Страх. Сладострастие. Смерть - страница 22



В сущности, если взглянуть на человеческую историю, то не согласиться с этой посылкой трудно. Если же взглянуть еще и на мать-природу, то в правоте профессора Фрейда и вовсе не усомнишься. Но это только если «взглянуть», если еще и подумать, то окажется, что агрессия возникает исключительно в тех ситуациях, когда наличествует некое ограничение, поскольку, если бы индивид не встречал никаких препятствий на своем пути, ему просто не на что было бы агрессировать. Если же продолжить замысловатую логику Фрейда, то окажется, что в отсутствие ограничений человек должен был бы убить самого себя, но это очевидная нелепость. Представьте себя в райских условиях и подумайте, захотелось бы вам в такой ситуации себя убить. Вряд ли. С природой дела обстоят еще проще: не вдаваясь в подробности, можно сказать, что агрессия в природе – это просто борьба за существование, то есть проявление инстинкта самосохранения, желания жить, а вовсе не умирать. Исчерпывающие подтверждения этому факту дает лауреат Нобелевской премии Конрад Лоренц в своей знаменитой книге «Агрессия (так называемое “зло”)».

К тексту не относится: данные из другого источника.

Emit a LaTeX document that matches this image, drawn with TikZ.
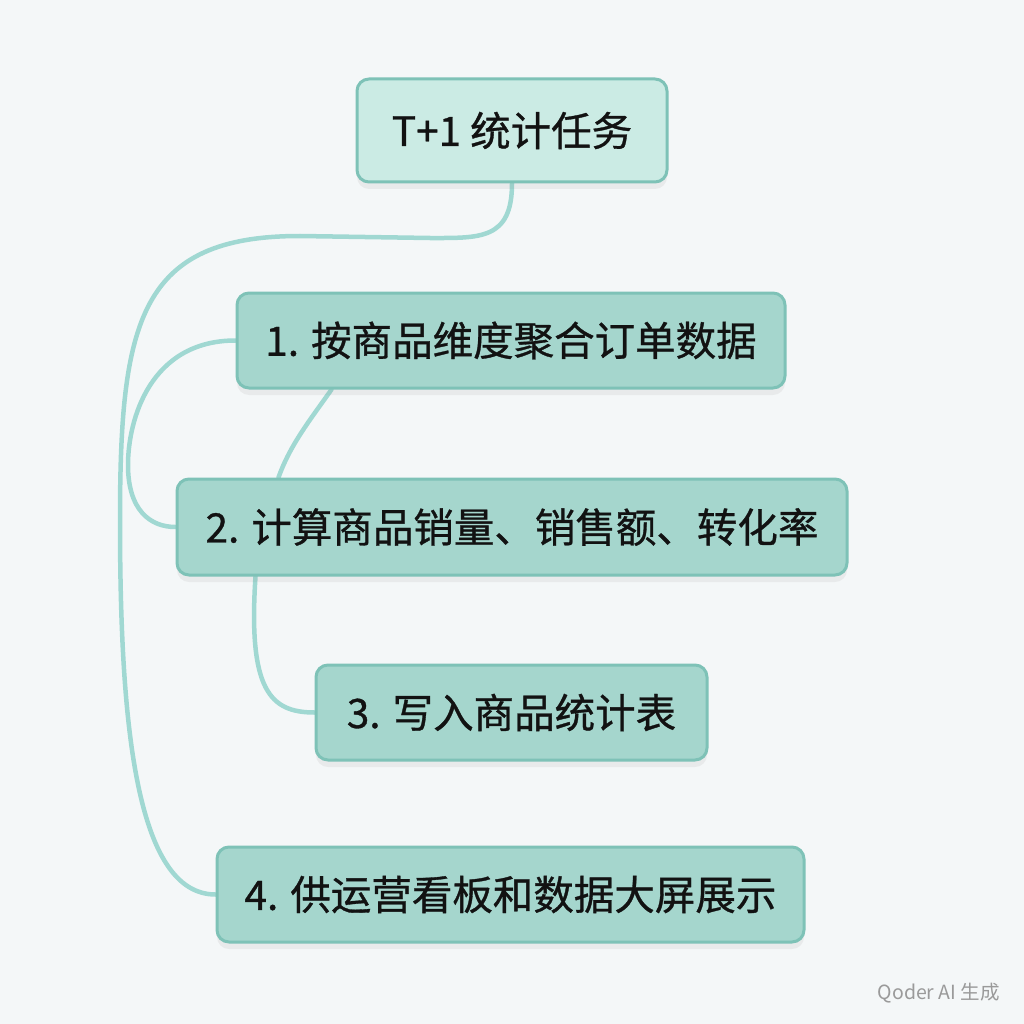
\documentclass[tikz,border=0pt]{standalone}
\usepackage{fontspec}
\setmainfont{Noto Sans CJK SC}
\newfontfamily\boxfont{Noto Sans CJK SC}[FakeBold=0.8]
\usetikzlibrary{shadows,backgrounds}
\definecolor{bgc}{HTML}{F4F7F8}
\definecolor{boxfill}{HTML}{A5D6CD}
\definecolor{rootfill}{HTML}{CBEBE4}
\definecolor{boxline}{HTML}{7EC2B7}
\definecolor{linkc}{HTML}{A0D8D2}
\definecolor{markc}{HTML}{9A9A9A}
\tikzset{
  basebox/.style={draw=boxline, line width=3pt, rounded corners=12pt, inner sep=0pt,
    font=\boxfont\fontsize{40.5}{48}\selectfont, text=black!93,
    drop shadow={opacity=0.10, shadow xshift=0pt, shadow yshift=-7pt}},
  stepbox/.style={basebox, fill=boxfill},
  rootbox/.style={basebox, fill=rootfill},
  link/.style={draw=linkc, line width=4.5pt, line cap=round}
}
\begin{document}
\begin{tikzpicture}[x=1pt,y=-1pt]
\useasboundingbox (0,0) rectangle (1024,1024);
\node[rootbox, minimum width=310pt, minimum height=103pt] (root) at (512,130.5) {T+1 统计任务};
\node[stepbox, minimum width=548pt, minimum height=95pt] (s1) at (511,340.5) {1. 按商品维度聚合订单数据};
\node[stepbox, minimum width=670pt, minimum height=96pt] (s2) at (512,527) {2. 计算商品销量、销售额、转化率};
\node[stepbox, minimum width=391pt, minimum height=95pt] (s3) at (511.5,712.5) {3. 写入商品统计表};
\node[stepbox, minimum width=587pt, minimum height=95pt] (s4) at (510.5,894.5) {4. 供运营看板和数据大屏展示};
\node[anchor=east, text=markc, font=\fontsize{19.5}{22}\selectfont, inner sep=0pt] (mark) at (1000,993) {Qoder AI 生成};
\begin{scope}[on background layer]
\fill[bgc] (0,0) rectangle (1024,1024);
\draw[link] (root.south) .. controls (512,240) and (480,238) .. (430,238) -- (300,236)
  .. controls (140,236) and (120,320) .. (120,520)
  .. controls (120,720) and (135,894.5) .. (s4.west);
\draw[link] (s1.west) .. controls (150,340.5) and (128,420) .. (128,465)
  .. controls (128,510) and (150,527) .. (s2.west);
\draw[link] ([xshift=96pt]s1.south west) .. controls (310,420) and (290,445) .. ([xshift=103pt]s2.north west);
\draw[link] ([xshift=80pt]s2.south west) .. controls (248,690) and (270,712.5) .. (s3.west);
\end{scope}
\end{tikzpicture}
\end{document}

Но почему данная теоретическая модель может быть расценена как возврат к викторианской морали? Все очень просто. Ведь, если в человеке полным полно деструктивных тенденций, как говорит Фрейд, если человек – это само «Зло», значит, его нужно подавлять и ограничивать, чтобы он, не дай бог, чего-нибудь не натворил. Когда же в ответ на эти ограничения человек снова начнет агрессировать (а было бы странно, если бы он поступил иначе), можно будет самодовольно заявить: «Ну вот! Я же предупреждал! Зверь! Зверь и изверг. Запретить и не пущать!» Так что даже при всем желании лучшего теоретического обоснования для возрождения викторианской морали не придумаешь. И мы должны об этом знать, потому что сейчас происходит то же самое: власть везде потихонечку закручивает гайки. Волк репрессивности всегда рядится в овечьи шкуры социальных реформ; вспомним, идеологическая обертка сталинских репрессий выглядела по меньшей мере как Нагорная проповедь. Под маской различных благовидных предлогов репрессивные тенденции со стороны власти усиливаются сейчас как на Западе, так и в России. Сможем ли мы различить волка под овчиной? – это еще вопрос, ведь история, как известно, ничему не учит.

Теперь, суммируя все сказанное, перейдем к дискурсивности Эроса и Танатоса в «Пробуждении весны» Романа Виктюка.

Роман Виктюк

Остается только удивляться тому, каким образом Роману Григорьевичу удалось схватить всю эту немыслимую гамму отнюдь не синергичных мировоззренческих концепций, увидеть, прочувствовать и максимально полно воплотить в едином, совершенно целостном, и отнюдь не синтетическом, а истинно целостном действии своего спектакля. Впрочем, Роман Виктюк не представляет нам никаких «теорий», в своем спектакле он говорит сам, без оглядки на авторитеты. Конечно, можно было бы сказать, что «Пробуждение весны» в постановке Романа Виктюка – это в лучшем смысле антифрейдистский спектакль (причем, на профрейдистском тексте, что само по себе замечательно!), что в нем как нельзя лучше отражен генез сверхчеловека Фридриха Ницше и т. п. Но все это лишь полуправда, а то и меньше.

Когда смотришь любую постановку Романа Виктюка, нужно помнить всего два несложных правила: в самом начале нам дадут исчерпывающую подсказку, а точка будет поставлена лишь в самом конце, когда артисты выйдут для поклона на авансцену, а если задуман еще и дивертисмент, как в «Саломее», то после дивертисмента. Если же пропустить «завязку» и составить свое мнение о спектакле прежде, чем отзвучит последний его аккорд, наше мнение о нем будет ошибочным. В остальном все сделает сам спектакль.